• **RAW DATA**

*****

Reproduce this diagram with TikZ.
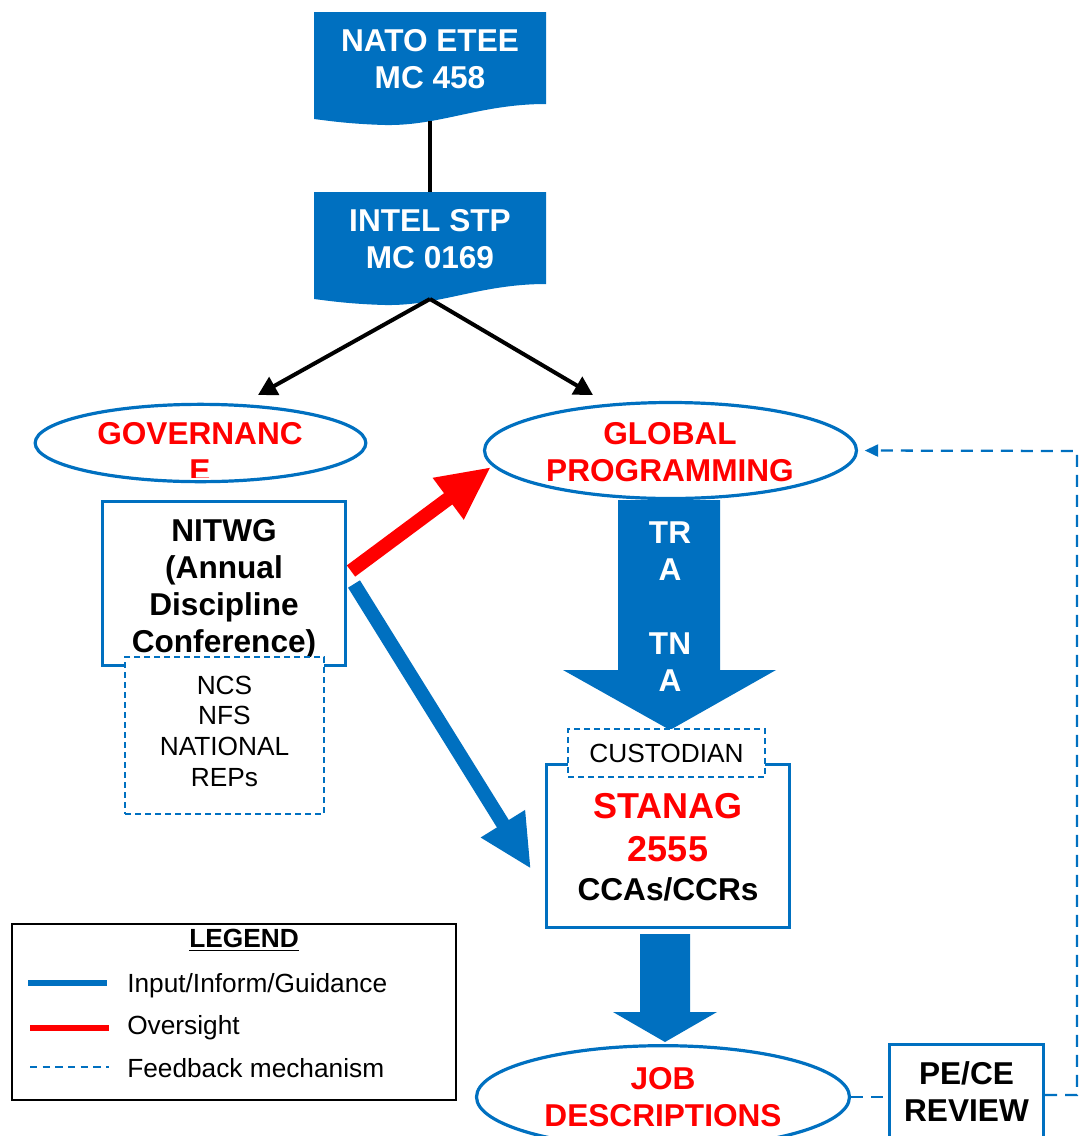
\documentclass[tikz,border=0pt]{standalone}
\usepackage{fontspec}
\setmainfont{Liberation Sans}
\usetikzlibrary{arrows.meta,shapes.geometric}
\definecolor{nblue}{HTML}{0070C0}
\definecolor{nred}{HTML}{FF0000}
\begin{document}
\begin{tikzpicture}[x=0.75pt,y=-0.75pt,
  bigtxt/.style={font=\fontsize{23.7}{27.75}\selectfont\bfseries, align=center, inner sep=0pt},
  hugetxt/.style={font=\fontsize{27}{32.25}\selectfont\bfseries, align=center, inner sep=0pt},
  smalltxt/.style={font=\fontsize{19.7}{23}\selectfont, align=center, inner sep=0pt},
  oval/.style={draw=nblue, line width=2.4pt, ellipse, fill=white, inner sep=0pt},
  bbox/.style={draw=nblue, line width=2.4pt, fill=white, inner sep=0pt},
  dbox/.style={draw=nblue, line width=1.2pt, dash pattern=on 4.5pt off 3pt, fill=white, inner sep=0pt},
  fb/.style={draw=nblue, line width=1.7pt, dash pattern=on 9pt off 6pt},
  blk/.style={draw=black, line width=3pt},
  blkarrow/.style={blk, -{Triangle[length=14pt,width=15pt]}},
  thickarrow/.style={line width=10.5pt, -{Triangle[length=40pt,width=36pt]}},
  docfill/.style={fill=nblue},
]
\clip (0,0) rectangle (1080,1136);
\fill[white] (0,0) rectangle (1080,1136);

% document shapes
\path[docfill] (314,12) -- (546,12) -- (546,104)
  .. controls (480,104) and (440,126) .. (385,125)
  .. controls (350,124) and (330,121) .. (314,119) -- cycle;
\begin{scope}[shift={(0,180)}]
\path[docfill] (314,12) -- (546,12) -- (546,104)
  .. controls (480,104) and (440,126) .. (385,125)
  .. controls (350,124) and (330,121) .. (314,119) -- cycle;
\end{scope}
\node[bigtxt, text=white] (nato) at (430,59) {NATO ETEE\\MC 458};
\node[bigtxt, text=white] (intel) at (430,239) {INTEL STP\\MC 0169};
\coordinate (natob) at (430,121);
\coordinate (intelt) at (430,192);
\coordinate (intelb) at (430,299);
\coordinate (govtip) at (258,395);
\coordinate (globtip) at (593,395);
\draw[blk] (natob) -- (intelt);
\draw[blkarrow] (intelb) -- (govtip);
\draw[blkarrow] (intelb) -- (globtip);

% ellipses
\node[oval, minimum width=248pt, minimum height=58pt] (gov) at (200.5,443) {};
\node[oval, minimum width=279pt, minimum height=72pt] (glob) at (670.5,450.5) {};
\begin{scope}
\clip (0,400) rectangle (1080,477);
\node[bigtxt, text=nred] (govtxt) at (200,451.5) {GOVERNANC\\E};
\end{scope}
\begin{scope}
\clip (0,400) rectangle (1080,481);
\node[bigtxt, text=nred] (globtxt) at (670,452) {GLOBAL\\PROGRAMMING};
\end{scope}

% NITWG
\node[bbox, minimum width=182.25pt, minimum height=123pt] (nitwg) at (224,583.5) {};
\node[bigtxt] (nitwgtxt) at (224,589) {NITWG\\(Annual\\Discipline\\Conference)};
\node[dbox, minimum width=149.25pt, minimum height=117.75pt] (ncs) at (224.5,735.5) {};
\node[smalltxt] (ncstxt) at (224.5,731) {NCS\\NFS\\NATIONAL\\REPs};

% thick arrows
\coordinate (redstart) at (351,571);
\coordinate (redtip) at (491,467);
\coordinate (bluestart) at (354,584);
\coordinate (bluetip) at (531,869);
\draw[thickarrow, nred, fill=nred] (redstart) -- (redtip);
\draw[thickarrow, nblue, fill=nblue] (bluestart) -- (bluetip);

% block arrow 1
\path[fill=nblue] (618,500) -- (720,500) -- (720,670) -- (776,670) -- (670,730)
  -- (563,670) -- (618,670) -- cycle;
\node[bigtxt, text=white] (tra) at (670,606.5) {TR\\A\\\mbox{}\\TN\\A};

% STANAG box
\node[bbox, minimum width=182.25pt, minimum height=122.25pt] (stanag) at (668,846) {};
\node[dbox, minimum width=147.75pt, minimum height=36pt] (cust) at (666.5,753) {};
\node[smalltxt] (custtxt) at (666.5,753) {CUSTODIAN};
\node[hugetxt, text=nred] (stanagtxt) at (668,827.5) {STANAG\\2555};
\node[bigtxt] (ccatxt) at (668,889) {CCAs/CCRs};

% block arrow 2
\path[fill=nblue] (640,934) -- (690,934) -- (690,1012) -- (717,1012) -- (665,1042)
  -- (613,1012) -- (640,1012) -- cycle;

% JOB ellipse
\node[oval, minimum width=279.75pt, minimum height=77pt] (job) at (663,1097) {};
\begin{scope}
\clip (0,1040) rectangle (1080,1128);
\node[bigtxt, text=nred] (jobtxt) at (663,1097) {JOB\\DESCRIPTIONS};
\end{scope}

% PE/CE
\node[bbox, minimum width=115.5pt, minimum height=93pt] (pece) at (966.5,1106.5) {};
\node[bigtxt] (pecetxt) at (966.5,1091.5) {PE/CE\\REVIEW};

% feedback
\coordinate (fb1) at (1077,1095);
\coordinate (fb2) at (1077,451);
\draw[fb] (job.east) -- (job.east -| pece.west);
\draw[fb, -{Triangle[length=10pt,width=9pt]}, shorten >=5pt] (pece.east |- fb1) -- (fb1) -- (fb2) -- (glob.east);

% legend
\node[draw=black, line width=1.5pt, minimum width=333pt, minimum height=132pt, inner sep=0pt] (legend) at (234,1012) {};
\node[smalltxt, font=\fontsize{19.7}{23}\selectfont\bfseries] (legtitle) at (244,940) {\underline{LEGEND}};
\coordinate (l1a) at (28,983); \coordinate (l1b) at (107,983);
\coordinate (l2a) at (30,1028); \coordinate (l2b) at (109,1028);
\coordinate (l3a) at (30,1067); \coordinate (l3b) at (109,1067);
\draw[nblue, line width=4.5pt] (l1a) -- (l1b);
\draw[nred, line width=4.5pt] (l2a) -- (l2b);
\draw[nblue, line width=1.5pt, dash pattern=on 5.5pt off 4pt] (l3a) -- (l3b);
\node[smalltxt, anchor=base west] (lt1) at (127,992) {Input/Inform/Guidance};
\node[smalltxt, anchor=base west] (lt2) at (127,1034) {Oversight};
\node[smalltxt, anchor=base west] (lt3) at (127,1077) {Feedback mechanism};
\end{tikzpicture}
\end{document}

*****

• **PROBLEM**
Write the lines above out again exactly, without any of their pictures.

• **WRITTEN SOLUTION**
Reproduce this diagram with TikZ.
\documentclass[tikz,border=0pt]{standalone}
\usepackage{fontspec}
\setmainfont{Liberation Sans}
\usetikzlibrary{arrows.meta,shapes.geometric}
\definecolor{nblue}{HTML}{0070C0}
\definecolor{nred}{HTML}{FF0000}
\begin{document}
\begin{tikzpicture}[x=0.75pt,y=-0.75pt,
  bigtxt/.style={font=\fontsize{23.7}{27.75}\selectfont\bfseries, align=center, inner sep=0pt},
  hugetxt/.style={font=\fontsize{27}{32.25}\selectfont\bfseries, align=center, inner sep=0pt},
  smalltxt/.style={font=\fontsize{19.7}{23}\selectfont, align=center, inner sep=0pt},
  oval/.style={draw=nblue, line width=2.4pt, ellipse, fill=white, inner sep=0pt},
  bbox/.style={draw=nblue, line width=2.4pt, fill=white, inner sep=0pt},
  dbox/.style={draw=nblue, line width=1.2pt, dash pattern=on 4.5pt off 3pt, fill=white, inner sep=0pt},
  fb/.style={draw=nblue, line width=1.7pt, dash pattern=on 9pt off 6pt},
  blk/.style={draw=black, line width=3pt},
  blkarrow/.style={blk, -{Triangle[length=14pt,width=15pt]}},
  thickarrow/.style={line width=10.5pt, -{Triangle[length=40pt,width=36pt]}},
  docfill/.style={fill=nblue},
]
\clip (0,0) rectangle (1080,1136);
\fill[white] (0,0) rectangle (1080,1136);

% document shapes
\path[docfill] (314,12) -- (546,12) -- (546,104)
  .. controls (480,104) and (440,126) .. (385,125)
  .. controls (350,124) and (330,121) .. (314,119) -- cycle;
\begin{scope}[shift={(0,180)}]
\path[docfill] (314,12) -- (546,12) -- (546,104)
  .. controls (480,104) and (440,126) .. (385,125)
  .. controls (350,124) and (330,121) .. (314,119) -- cycle;
\end{scope}
\node[bigtxt, text=white] (nato) at (430,59) {NATO ETEE\\MC 458};
\node[bigtxt, text=white] (intel) at (430,239) {INTEL STP\\MC 0169};
\coordinate (natob) at (430,121);
\coordinate (intelt) at (430,192);
\coordinate (intelb) at (430,299);
\coordinate (govtip) at (258,395);
\coordinate (globtip) at (593,395);
\draw[blk] (natob) -- (intelt);
\draw[blkarrow] (intelb) -- (govtip);
\draw[blkarrow] (intelb) -- (globtip);

% ellipses
\node[oval, minimum width=248pt, minimum height=58pt] (gov) at (200.5,443) {};
\node[oval, minimum width=279pt, minimum height=72pt] (glob) at (670.5,450.5) {};
\begin{scope}
\clip (0,400) rectangle (1080,477);
\node[bigtxt, text=nred] (govtxt) at (200,451.5) {GOVERNANC\\E};
\end{scope}
\begin{scope}
\clip (0,400) rectangle (1080,481);
\node[bigtxt, text=nred] (globtxt) at (670,452) {GLOBAL\\PROGRAMMING};
\end{scope}

% NITWG
\node[bbox, minimum width=182.25pt, minimum height=123pt] (nitwg) at (224,583.5) {};
\node[bigtxt] (nitwgtxt) at (224,589) {NITWG\\(Annual\\Discipline\\Conference)};
\node[dbox, minimum width=149.25pt, minimum height=117.75pt] (ncs) at (224.5,735.5) {};
\node[smalltxt] (ncstxt) at (224.5,731) {NCS\\NFS\\NATIONAL\\REPs};

% thick arrows
\coordinate (redstart) at (351,571);
\coordinate (redtip) at (491,467);
\coordinate (bluestart) at (354,584);
\coordinate (bluetip) at (531,869);
\draw[thickarrow, nred, fill=nred] (redstart) -- (redtip);
\draw[thickarrow, nblue, fill=nblue] (bluestart) -- (bluetip);

% block arrow 1
\path[fill=nblue] (618,500) -- (720,500) -- (720,670) -- (776,670) -- (670,730)
  -- (563,670) -- (618,670) -- cycle;
\node[bigtxt, text=white] (tra) at (670,606.5) {TR\\A\\\mbox{}\\TN\\A};

% STANAG box
\node[bbox, minimum width=182.25pt, minimum height=122.25pt] (stanag) at (668,846) {};
\node[dbox, minimum width=147.75pt, minimum height=36pt] (cust) at (666.5,753) {};
\node[smalltxt] (custtxt) at (666.5,753) {CUSTODIAN};
\node[hugetxt, text=nred] (stanagtxt) at (668,827.5) {STANAG\\2555};
\node[bigtxt] (ccatxt) at (668,889) {CCAs/CCRs};

% block arrow 2
\path[fill=nblue] (640,934) -- (690,934) -- (690,1012) -- (717,1012) -- (665,1042)
  -- (613,1012) -- (640,1012) -- cycle;

% JOB ellipse
\node[oval, minimum width=279.75pt, minimum height=77pt] (job) at (663,1097) {};
\begin{scope}
\clip (0,1040) rectangle (1080,1128);
\node[bigtxt, text=nred] (jobtxt) at (663,1097) {JOB\\DESCRIPTIONS};
\end{scope}

% PE/CE
\node[bbox, minimum width=115.5pt, minimum height=93pt] (pece) at (966.5,1106.5) {};
\node[bigtxt] (pecetxt) at (966.5,1091.5) {PE/CE\\REVIEW};

% feedback
\coordinate (fb1) at (1077,1095);
\coordinate (fb2) at (1077,451);
\draw[fb] (job.east) -- (job.east -| pece.west);
\draw[fb, -{Triangle[length=10pt,width=9pt]}, shorten >=5pt] (pece.east |- fb1) -- (fb1) -- (fb2) -- (glob.east);

% legend
\node[draw=black, line width=1.5pt, minimum width=333pt, minimum height=132pt, inner sep=0pt] (legend) at (234,1012) {};
\node[smalltxt, font=\fontsize{19.7}{23}\selectfont\bfseries] (legtitle) at (244,940) {\underline{LEGEND}};
\coordinate (l1a) at (28,983); \coordinate (l1b) at (107,983);
\coordinate (l2a) at (30,1028); \coordinate (l2b) at (109,1028);
\coordinate (l3a) at (30,1067); \coordinate (l3b) at (109,1067);
\draw[nblue, line width=4.5pt] (l1a) -- (l1b);
\draw[nred, line width=4.5pt] (l2a) -- (l2b);
\draw[nblue, line width=1.5pt, dash pattern=on 5.5pt off 4pt] (l3a) -- (l3b);
\node[smalltxt, anchor=base west] (lt1) at (127,992) {Input/Inform/Guidance};
\node[smalltxt, anchor=base west] (lt2) at (127,1034) {Oversight};
\node[smalltxt, anchor=base west] (lt3) at (127,1077) {Feedback mechanism};
\end{tikzpicture}
\end{document}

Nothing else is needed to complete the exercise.